The New Yorker’s Adam Gopnik invariably has the most incisive, powerful commentaries after such atrocities à l’américaine and does not disappoint with his one on this, “In the wake of the Las Vegas shooting, there can be no truce with the Second Amendment.”
On this American exception, The Nation’s Joan Walsh says that “The American impulse to equate guns with freedom and masculinity with violence is killing us.”
Vox has several pieces on this uniquely American problem among developed countries, with two by Zack Beauchamp, one reminding us that “America doesn’t have more crime than other rich countries, it just has more guns“—and thus homicides, suicides, and massacres—and another on how “Australia confiscated 650,000 guns, [after which] murders and suicides plummeted.” German Lopez explains “Gun violence in America…in 17 maps and charts,” and Jennifer Williams correctly calls “White American men…a bigger domestic terrorist threat than Muslim foreigners.”
On the iniquity of the Republicans and the NRA, see the report in Mother Jones on the “gun lobby’s quiet push [in Congress] to deregulate silencers.”
Just crazy.
UPDATE: New York magazine’s Eric Levitz informs us that “If only non–gun owners voted, Clinton would have won 48 states” in the 2016 election—and that if only gun-owners voted, Trump would have won with a 49 state blowout—demonstrating, not for the first time, that the cleavage over guns is the deepest in American politics.
Haaretz has posted the must-watch 5½ minute video of President Obama explaining, at a PBS town hall in June 2016, “why do mass shootings keep happening in the U.S.” Excellent. Boy, how we miss having such a smart, thoughtful, well-spoken president.
2nd UPDATE: Thomas Friedman nails it in his first post-Las Vegas column, “If only Stephen Paddock were a Muslim.”
3rd UPDATE: See Matt Taibbi’s latest, “The gun lobby is down to its last, unconvincing excuse.” Terrific.
4th UPDATE: Scientific American has an article in its October 2017 issue by science writer Melinda Wenner Moyer, “More guns do not stop more crimes, evidence shows.” The lede: “More firearms do not keep people safe, hard numbers show. Why do so many Americans believe the opposite?” This has long been obvious but it’s still good to have the hard data to back it up.
I hear you, but I think your blame doesn’t extend far enough. I think it is too easy to pin the problem just on the evil Republicans. I don’t think the Democrats are clean and innocents.

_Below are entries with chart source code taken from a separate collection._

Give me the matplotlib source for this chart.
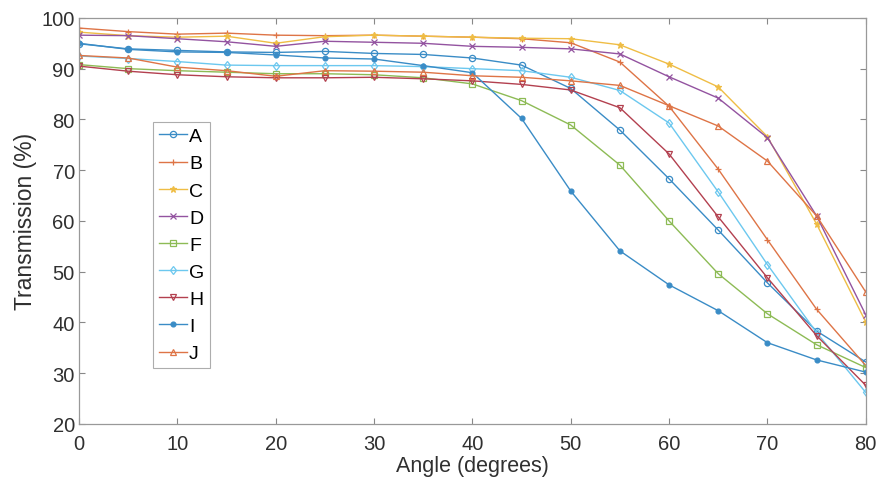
import matplotlib
matplotlib.use('Agg')
from matplotlib import pyplot as plt
import numpy as np

plt.rcParams['font.family'] = ['Liberation Sans', 'DejaVu Sans']

# angle of incidence (degrees)
angles = [0, 5, 10, 15, 20, 25, 30, 35, 40, 45, 50, 55, 60, 65, 70, 75, 80]

# transmission (%)
A = [94.9, 93.9, 93.6, 93.3, 93.2, 93.4, 93.0, 92.8, 92.1, 90.7, 86.1, 77.9, 68.3, 58.2, 47.8, 38.3, 32.2]
B = [98.0, 97.3, 96.8, 97.0, 96.6, 96.5, 96.6, 96.4, 96.2, 95.9, 95.1, 91.3, 82.6, 70.2, 56.3, 42.6, 31.5]
C = [97.2, 96.5, 96.2, 96.4, 95.0, 96.3, 96.6, 96.4, 96.2, 96.0, 95.9, 94.7, 90.9, 86.4, 76.6, 59.4, 40.1]
D = [96.6, 96.5, 95.9, 95.3, 94.4, 95.4, 95.2, 95.0, 94.4, 94.2, 93.9, 92.9, 88.4, 84.2, 76.4, 61.0, 41.5]
F = [90.8, 90.0, 89.6, 89.3, 89.0, 89.0, 88.8, 88.2, 87.0, 83.7, 78.9, 71.0, 60.0, 49.6, 41.7, 35.6, 31.1]
G = [92.5, 92.0, 91.4, 90.7, 90.6, 90.6, 90.6, 90.4, 90.0, 89.6, 88.3, 85.7, 79.3, 65.7, 51.4, 38.0, 26.2]
H = [90.5, 89.5, 88.8, 88.4, 88.2, 88.2, 88.3, 88.0, 87.6, 86.9, 85.8, 82.3, 73.2, 60.8, 48.8, 37.4, 27.6]
I = [95.0, 93.8, 93.3, 93.2, 92.7, 92.1, 91.9, 90.6, 89.2, 80.2, 65.9, 54.1, 47.4, 42.3, 36.0, 32.6, 30.2]
J = [92.6, 92.1, 90.3, 89.6, 88.5, 89.6, 89.5, 89.3, 88.6, 88.3, 87.6, 86.7, 82.7, 78.7, 71.8, 61.0, 46.0]

labels = ['A', 'B', 'C', 'D', 'F', 'G', 'H', 'I', 'J']
series = [A, B, C, D, F, G, H, I, J]

# matlab default colour order, slightly washed out like the scan
colors = ['#3a8cc6', '#de7446', '#efbd45', '#9353a0', '#8dbb55', '#6cc8ef', '#b3404f', '#3a8cc6', '#de7446']
markers = ['o', '+', '*', 'x', 's', 'd', 'v', '.', '^']

fig = plt.figure(figsize=(8.78, 4.85), dpi=100)
ax = fig.add_axes([0.090, 0.124, 0.896, 0.837])

for name, vals, col, mk in zip(labels, series, colors, markers):
    ms = 7 if mk == '.' else 4.5
    ax.plot(angles, vals, color=col, marker=mk, markersize=ms, linewidth=1.0,
            markerfacecolor='none' if mk not in ('.', '+', 'x', '*') else col,
            markeredgewidth=0.9, label=name)

ax.set_xlim(0, 80)
ax.set_ylim(20, 100)
ax.set_xticks(np.arange(0, 81, 10))
ax.set_yticks(np.arange(20, 101, 10))
ax.tick_params(direction='in', length=4, width=0.8, color='#888888',
               labelsize=14.5, labelcolor='#303030', pad=3,
               top=True, right=True)
ax.tick_params(axis='x', pad=7)
for s in ax.spines.values():
    s.set_color('#999999')
    s.set_linewidth(0.9)

ax.set_xlabel('Angle (degrees)', fontsize=15.5, color='#303030', labelpad=2)
ax.set_ylabel('Transmission (%)', fontsize=16.5, color='#303030', labelpad=3)

leg = ax.legend(loc='upper left', bbox_to_anchor=(0.094, 0.744), borderaxespad=0,
                fontsize=14, frameon=True, fancybox=False, handlelength=1.45,
                handletextpad=0.1, labelspacing=0.49, borderpad=0.3)
leg.get_frame().set_edgecolor('#999999')
leg.get_frame().set_linewidth(0.8)

fig.savefig('out.png', dpi=100)
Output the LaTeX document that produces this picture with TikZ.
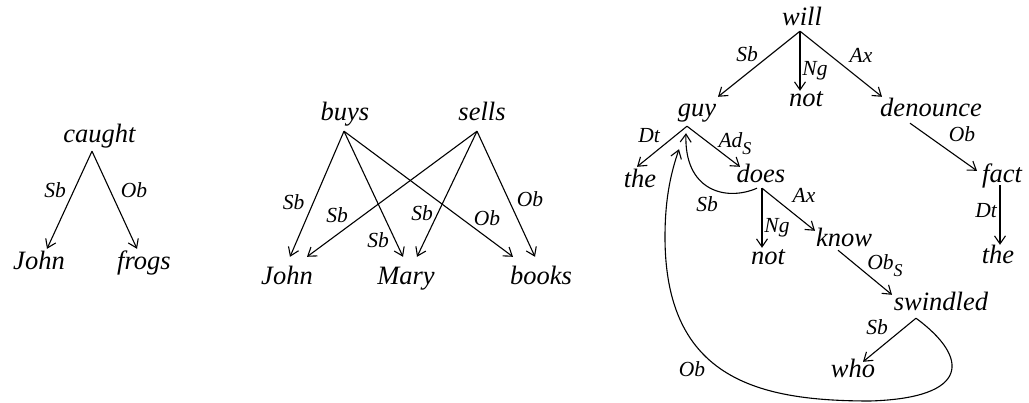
\documentclass[tikz,border=0pt]{standalone}
\usepackage{fontspec}
\setmainfont{Liberation Serif}
\usetikzlibrary{arrows.meta}

% lowered subscript on labels
\newcommand\depsub[1]{\raisebox{-7pt}{\fontsize{18}{18}\selectfont #1}}

\tikzset{
    word/.style={font=\fontsize{26.5}{28}\selectfont\itshape, inner sep=0pt,
        anchor=base, text height=21pt, text depth=8pt},
    lbl/.style={font=\fontsize{21.5}{23}\selectfont\itshape, inner sep=0pt, anchor=base},
    dep/.style={line width=1.1pt, -{Straight Barb[length=8pt,width=11pt]}},
}

\begin{document}
\begin{tikzpicture}[x=1pt,y=-1pt]
\useasboundingbox (0,0) rectangle (1029,403);

% Tree one: caught
\node[word] (caught) at (99.5,143) {caught};
\node[word] (john1) at (39,270) {John};
\node[word] (frogs) at (144,270) {frogs};
\draw[dep] ([xshift=-7.5]caught.south) -- ([xshift=8]john1.north);
\draw[dep] ([xshift=-7.5]caught.south) -- ([xshift=-7]frogs.north);
\node[lbl] (sbA) at (55,198) {Sb};
\node[lbl] (obA) at (134,198) {Ob};

% Tree two: buys and sells share their dependents
\node[word] (buys) at (345,121) {buys};
\node[word] (sells) at (482,121) {sells};
\node[word] (john2) at (287,285) {John};
\node[word] (mary) at (406,285) {Mary};
\node[word] (books) at (541,285) {books};
\draw[dep] ([xshift=-1,yshift=-2]buys.south) -- ([xshift=3,yshift=7]john2.north);
\draw[dep] ([xshift=-1,yshift=-2]buys.south) -- ([xshift=-3,yshift=7]mary.north);
\draw[dep] ([xshift=-1,yshift=-2]buys.south) -- ([xshift=-28,yshift=7]books.north);
\draw[dep] ([xshift=-5,yshift=-2]sells.south) -- ([xshift=20,yshift=7]john2.north);
\draw[dep] ([xshift=-5,yshift=-2]sells.south) -- ([xshift=11,yshift=7]mary.north);
\draw[dep] ([xshift=-5,yshift=-2]sells.south) -- ([xshift=-6,yshift=7]books.north);
\node[lbl] (sbB) at (293.5,210) {Sb};
\node[lbl] (sbC) at (337,223) {Sb};
\node[lbl] (sbD) at (378,248) {Sb};
\node[lbl] (sbE) at (422,221) {Sb};
\node[lbl] (obB) at (487,226) {Ob};
\node[lbl] (obC) at (530,207) {Ob};

% Tree three: will
\node[word] (will) at (802,26) {will};
\node[word] (guy) at (697,117) {guy};
\node[word] (not1) at (806,107) {not};
\node[word] (denounce) at (931,117) {denounce};
\node[word] (the1) at (640,188) {the};
\node[word] (does) at (761,183) {does};
\node[word] (fact) at (1002,183) {fact};
\node[word] (not2) at (768,265) {not};
\node[word] (know) at (844,247) {know};
\node[word] (swindled) at (941,311) {swindled};
\node[word] (who) at (853,378) {who};
\node[word] (the2) at (998,264) {the};

\draw[dep] ([xshift=-2,yshift=3]will.south) -- ([xshift=21,yshift=-1]guy.north);
\draw[dep] ([xshift=-2,yshift=3]will.south) -- ([xshift=-6,yshift=-5]not1.north);
\draw[dep] ([xshift=-2,yshift=3]will.south) -- ([xshift=-49,yshift=-1]denounce.north);
\draw[dep] ([xshift=-10,yshift=-1]guy.south) -- ([xshift=-3]the1.north);
\draw[dep] ([xshift=-10,yshift=-1]guy.south) -- ([xshift=-21,yshift=-5]does.north);
\draw[dep] ([xshift=-21,yshift=2]denounce.south) -- ([xshift=-25,yshift=-9]fact.north);
\draw[dep] ([xshift=-2,yshift=6]fact.south) -- ([xshift=2,yshift=-2]the2.north);
\draw[dep] ([xshift=1,yshift=3]does.south) -- ([xshift=-6,yshift=-4]not2.north);
\draw[dep] ([xshift=1,yshift=3]does.south) -- ([xshift=-29,yshift=-5]know.north);
\draw[dep] ([xshift=-6,yshift=5]know.south) -- ([xshift=-49,yshift=-5]swindled.north);
\draw[dep] ([xshift=-25,yshift=1]swindled.south) -- ([xshift=10,yshift=-5]who.north);

% curved links back to guy
\draw[dep] ([xshift=-4,yshift=3]does.south)
    .. controls (725,202) and (684,190) .. ([xshift=-11,yshift=-8]guy.south);
\draw[dep] ([xshift=-25,yshift=1]swindled.south)
    .. controls (970,358) and (970,398) .. (870,401)
    .. controls (760,401) and (665,380) .. (665,237)
    .. controls (665,195) and (672,170) .. ([xshift=-18,yshift=-24]guy.south);

\node[lbl] (sbF) at (747,62) {Sb};
\node[lbl] (ngA) at (815,76) {Ng};
\node[lbl] (axA) at (861,63) {Ax};
\node[lbl] (dtA) at (649,143) {Dt};
\node[lbl] (adS) at (735,148) {Ad\depsub{S}};
\node[lbl] (obD) at (962,142) {Ob};
\node[lbl] (sbG) at (707,212) {Sb};
\node[lbl] (axB) at (804,203) {Ax};
\node[lbl] (ngB) at (777,233) {Ng};
\node[lbl] (obS) at (885,270) {Ob\depsub{S}};
\node[lbl] (dtB) at (986,218) {Dt};
\node[lbl] (sbH) at (877,335) {Sb};
\node[lbl] (obE) at (692,377) {Ob};

\end{tikzpicture}
\end{document}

I don’t think all that should have been done or at least attempted in past presidencies has been done. I am under the impression that for decades the issue has been considered impossible to handle. “Bowling for Columbine” goes back to 2002. I can’t remember any powerful or striking initiative that might have shaken the public opinion. I am under the impression that too many people just gave up. ” These mass shootings and killings are really horrible, but what can we do… We probably should do something about the second amendment, but how, we’ll never win ?…” I might ignore major moves, but for all I know they obviously failed…
Le Monde quotes to day The Onion because after each new massacre The Onion publishes the very same paper. The headline reads : “‘No Way To Prevent This,’ Says Only Nation Where This Regularly Happens” .
But the last line struck me even more : “At press time, residents of the only economically advanced nation in the world where roughly two mass shootings have occurred every month for the past eight years were referring to themselves and their situation as “helpless.”
Helpless Americans. Helpless America. Two words. Sad but fair headline.
Massilian: I agree with you across the board, though the case of the Democratic Party is complicated. The Democrats have been for stricter gun control legislation since this became a national issue in the late 1960s/1970s but found it not to be a winning issue for them electorally and in view of the power of the NRA. Democratic congressmen in rural areas and the South have had to avoid the issue or not take a pro-gun control position – even Bernie Sanders, whose state is rural, has not been good on this issue – and which affected presidential candidates, electoral college oblige. But that’s changing and for the better, as the Democrats increasingly become the party of urban voters (and have ceased to be competitive in the South).
Addendum here.
Sadly true, I’m afraid.
Arun,
Do you think it is fair to compare neo-Confederates in the US to the OAS, Cite Catholique and other various ultra Montaigne and vichyete groups in France?
Tim: I wouldn’t compare neo-Confederates to the OAS, which was an ephemeral terrorist organization that emerged in the final stage of a colonial war of independence. As for the other groups you mention: perhaps, insofar as they are all profoundly reactionary (in the literal sense of the term).